After convincing Company A officials to engage in the purported Sale and Leaseback Transactions, Manning admitted that he secretly established several corporations and bank accounts in names that were deceptively similar to those of Utility B and its parent and subsidiary companies, such as “Utility B Management” (“the Fake Subsidiaries”). Manning also admitted that he created fraudulent documents, including purchase orders, bills of sale and lease agreements, that purported to show that Utility B had purchased and owned the subject equipment. Furthermore, Manning admitted that the equipment Company A was supposed to purchase as part of the Sale and Leaseback Transactions never existed. Manning admitted that he funded the purported Sale and Leaseback Transactions by causing Company A to issue checks payable to the Fake Subsidiaries, which he then deposited into accounts that he controlled.

In order to conceal the fraudulent scheme from Company A officials, Manning admitted that he used some of the money that he had gained through the fraudulent sale to make scheduled payments back to Company A on the Sale and Leaseback Transactions. Because Manning made the payments in a timely manner from a bank account that appeared to be controlled by Utility B, Company A officials had no reason to suspect that the fictitious Sale and Leaseback Transactions had never happened.

Manning further admitted that, in order to conceal the fraudulent scheme from Company A officials, he interfered with Company A external audits that would have revealed that Utility B did not have any of the equipment purportedly covered by the Sale and Leaseback Transactions. Specifically, Manning intercepted audit questionnaires that required Utility B officials to certify the existence of leased equipment and forged the signature of Utility B’s president before returning the questionnaires to Company A’s external auditors, he admitted.

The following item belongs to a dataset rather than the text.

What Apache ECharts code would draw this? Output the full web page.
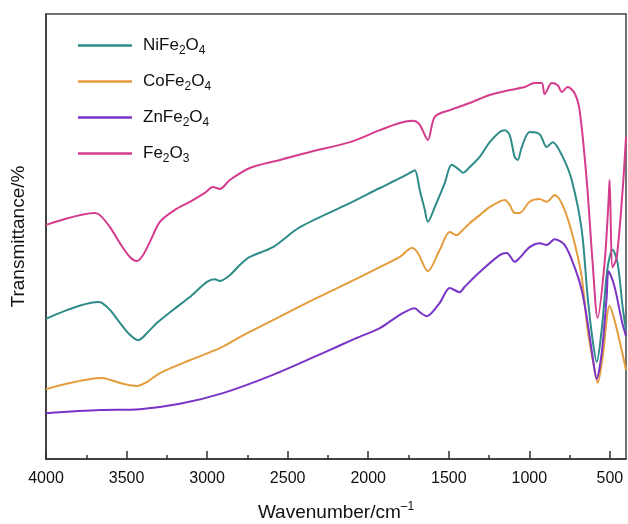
<!DOCTYPE html>
<html>
<head>
<meta charset="utf-8">
<script src="https://cdn.jsdelivr.net/npm/echarts/dist/echarts.min.js"></script>
<style>
  html, body { margin: 0; padding: 0; background: #fff; }
  #main { width: 628px; height: 524px; }
</style>
</head>
<body>
<div id="main"></div>
<script>
// FTIR spectra, wavenumber (cm-1) vs transmittance (arb.)
var niWave = [4000, 3677, 3653, 3603, 3541, 3479, 3429, 3355, 3311, 3212, 3107, 3001, 2952, 2921, 2859, 2797, 2735, 2592, 2424, 2114,
  1928, 1804, 1742, 1711, 1680, 1649, 1630, 1587, 1525, 1482, 1432, 1413, 1370, 1308, 1246, 1184, 1153, 1122, 1091, 1072,
  1047, 998, 936, 892, 855, 793, 737, 675, 638, 607, 582, 551, 514, 483, 452, 421, 400];
var niT = [31.5, 35.3, 35.1, 33.5, 30.6, 27.9, 26.7, 29.0, 30.6, 33.5, 36.4, 39.8, 40.4, 40.0, 41.3, 43.6, 45.4, 47.6, 52.1, 57.5,
  60.9, 63.1, 64.3, 64.9, 60.4, 56.0, 53.3, 56.6, 62.0, 66.1, 64.9, 64.3, 65.6, 67.9, 71.2, 73.5, 73.9, 72.8, 67.9, 67.2,
  70.1, 73.5, 73.0, 70.1, 71.2, 67.9, 62.7, 51.5, 36.4, 26.7, 21.8, 29.0, 43.1, 47.0, 44.0, 34.2, 29.0];

var coWave = [4000, 3653, 3603, 3522, 3436, 3373, 3293, 3107, 2921, 2797, 2592, 2381, 2176, 1928, 1804, 1730, 1692, 1630, 1556, 1494,
  1451, 1432, 1370, 1308, 1246, 1153, 1122, 1091, 1060, 998, 936, 892, 843, 781, 719, 675, 638, 595, 576, 545,
  502, 471, 427, 400];
var coT = [15.7, 18.2, 17.8, 16.9, 16.4, 17.3, 19.3, 22.2, 24.9, 27.4, 31.2, 35.1, 38.7, 43.1, 45.4, 47.4, 46.3, 42.2, 47.0, 51.0,
  50.3, 50.8, 53.0, 54.8, 56.6, 58.2, 57.1, 55.3, 55.3, 57.8, 58.4, 57.8, 59.3, 56.0, 48.5, 40.9, 29.0, 20.0, 17.1, 22.9,
  34.4, 31.2, 24.5, 20.0];

var znWave = [4000, 3665, 3417, 3169, 2902, 2592, 2282, 2071, 1928, 1804, 1711, 1680, 1637, 1556, 1494, 1432, 1401, 1308, 1184, 1140,
  1103, 1091, 1060, 998, 936, 892, 843, 781, 719, 675, 638, 607, 582, 551, 520, 508, 471, 427, 400];
var znT = [10.3, 11.0, 11.2, 12.4, 14.8, 18.9, 23.8, 27.2, 29.4, 32.4, 33.9, 33.0, 32.1, 35.1, 38.4, 37.5, 38.7, 42.0, 45.8, 46.3,
  44.7, 44.3, 45.2, 47.6, 48.5, 48.1, 49.4, 48.1, 43.1, 38.0, 30.6, 22.9, 18.0, 23.8, 36.4, 42.2, 38.7, 31.2, 27.6];

var feWave = [4000, 3696, 3665, 3603, 3541, 3479, 3436, 3398, 3355, 3293, 3200, 3107, 3014, 2964, 2921, 2859, 2735, 2548, 2362, 2114,
  1928, 1804, 1723, 1680, 1630, 1587, 1494, 1370, 1246, 1122, 1029, 967, 923, 905, 861, 824, 799, 762, 719, 688,
  644, 607, 576, 533, 508, 502, 483, 458, 421, 400];
var feT = [52.6, 55.3, 54.8, 52.1, 48.5, 45.4, 44.5, 45.8, 48.8, 53.3, 56.0, 57.8, 59.8, 61.1, 60.7, 62.7, 65.4, 67.2, 69.0, 71.2,
  73.9, 75.5, 76.0, 75.1, 71.7, 76.9, 78.4, 80.0, 81.8, 82.9, 83.6, 84.5, 84.5, 82.0, 84.5, 84.0, 82.5, 83.6, 82.2, 78.4,
  62.7, 44.0, 31.7, 44.0, 58.2, 62.7, 43.1, 45.2, 60.4, 72.4];

var majorTicks = [4000, 3500, 3000, 2500, 2000, 1500, 1000, 500];
var minorTicks = [3750, 3250, 2750, 2250, 1750, 1250, 750];

var seriesNames = ["NiFe2O4", "CoFe2O4", "ZnFe2O4", "Fe2O3"];
var seriesColors = ["#2e8c88", "#e49c3c", "#7a34c6", "#d43c8c"];
var legendRich = {
  NiFe2O4: "{t|NiFe}{s|2}{t|O}{s|4}",
  CoFe2O4: "{t|CoFe}{s|2}{t|O}{s|4}",
  ZnFe2O4: "{t|ZnFe}{s|2}{t|O}{s|4}",
  Fe2O3: "{t|Fe}{s|2}{t|O}{s|3}"
};

function pairs(xs, ys) {
  var out = [];
  for (var i = 0; i < xs.length; i++) out.push([xs[i], ys[i]]);
  return out;
}

var allData = [pairs(niWave, niT), pairs(coWave, coT), pairs(znWave, znT), pairs(feWave, feT)];

var myChart = echarts.init(document.getElementById("main"));
var font = "Liberation Sans, Arial, sans-serif";

myChart.setOption({
  animation: false,
  color: seriesColors,
  grid: {
    left: 46,
    right: 2,
    top: 14,
    bottom: 65,
    outerBoundsMode: "none",
    containLabel: false,
    show: true,
    borderColor: "#444",
    borderWidth: 1.5
  },
  legend: {
    orient: "vertical",
    left: 73,
    top: 32,
    icon: "rect",
    itemWidth: 54,
    itemHeight: 2.5,
    itemGap: 16.5,
    data: seriesNames,
    formatter: function (name) {
      return legendRich[name];
    },
    textStyle: {
      padding: [0, 0, 0, 6],
      rich: {
        t: { fontSize: 17, fontFamily: font, color: "#111", lineHeight: 22 },
        s: { fontSize: 12, fontFamily: font, color: "#111", lineHeight: 10, verticalAlign: "bottom" }
      }
    }
  },
  xAxis: [
    {
      type: "value",
      min: 400,
      max: 4000,
      inverse: true,
      name: "{a|Wavenumber/cm}{b|–1}",
      nameLocation: "middle",
      nameGap: 42,
      nameTextStyle: {
        rich: {
          a: { fontSize: 19, fontFamily: font, color: "#111", lineHeight: 24 },
          b: { fontSize: 12, fontFamily: font, color: "#111", lineHeight: 12, verticalAlign: "top" }
        }
      },
      axisLine: { show: true, lineStyle: { color: "#333", width: 1.5 } },
      axisTick: { inside: true, length: 8, customValues: majorTicks, lineStyle: { color: "#333", width: 1.5 } },
      axisLabel: {
        customValues: majorTicks,
        formatter: function (v) { return String(v); },
        fontSize: 16,
        fontFamily: font,
        color: "#111",
        margin: 12
      },
      splitLine: { show: false }
    },
    {
      // minor ticks only
      type: "value",
      min: 400,
      max: 4000,
      inverse: true,
      position: "bottom",
      axisLine: { show: false },
      axisTick: { inside: true, length: 4, customValues: minorTicks, lineStyle: { color: "#333", width: 1.5 } },
      axisLabel: { show: false },
      splitLine: { show: false }
    }
  ],
  yAxis: {
    type: "value",
    min: 0,
    max: 100,
    name: "Transmittance/%",
    nameLocation: "middle",
    nameGap: 18,
    nameTextStyle: { fontSize: 19, fontFamily: font, color: "#111" },
    axisLine: { show: true, lineStyle: { color: "#333", width: 1.5 } },
    axisTick: { show: false },
    axisLabel: { show: false },
    splitLine: { show: false }
  },
  series: seriesNames.map(function (name, i) {
    return {
      name: name,
      type: "line",
      xAxisIndex: 0,
      data: allData[i],
      showSymbol: false,
      symbol: "none",
      smooth: 0.3,
      lineStyle: { width: 2, color: seriesColors[i] }
    };
  })
});
</script>
</body>
</html>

Between about July 2004 and February 2009, Manning caused Company A to transfer to the Fake Subsidiaries approximately $8.2 million in connection with the purported Sale and Leaseback Transactions. As a result of these purported transactions, Company A also paid approximately $359,000 in sales tax to New Jersey authorities.

Manning admitted that he kept approximately $5.8 million of the embezzled funds for his own personal use, while returning approximately $2.4 million to Company A in the form of payments. Manning also admitted to concealing the scheme by wiring the embezzled funds through multiple bank accounts that he controlled.

Manning spent approximately $800,000 in Embezzled Funds to purchase and renovate real estate, including a beachfront condominium in Sarasota County, Fla., and two luxury time-share interests in the U.S. Virgin Islands. He also spent at least $1 million in embezzled funds to purchase, renovate, and operate a Union County restaurant, and spent additional embezzled funds on personal expenditures that included, among other things, chartered airplane and limousine travel, jewelry, luxury goods, and fine dining.

The charge of wire fraud carries a statutory maximum penalty of 20 years in prison and a fine of $250,000 or twice the gross amount of any pecuniary gain or loss thought he offense, whichever is greatest.

In determining an actual sentence, Judge Rodriguez will consult the Advisory U.S. Sentencing Guidelines, which provide appropriate sentencing ranges that take into account the severity and characteristics of the offense, the defendant’s criminal history, if any, and other factors. The judge, however, is not bound by those guidelines and determining a sentence. Parole has been abolished in the federal system. Defendants who are given custodian terms must serve nearly all that time.

Marra credited Special Agents of the FBI under the direction of Special Agent in Charge Weysan Dun in Newark, and United States Postal Inspectors under the direction of Inspector in Charge David Collins in Newark, with the investigation leading to the guilty plea.

The Government is represented by Assistant U.S. Attorney Seth B. Kosto of the Criminal Division in Newark.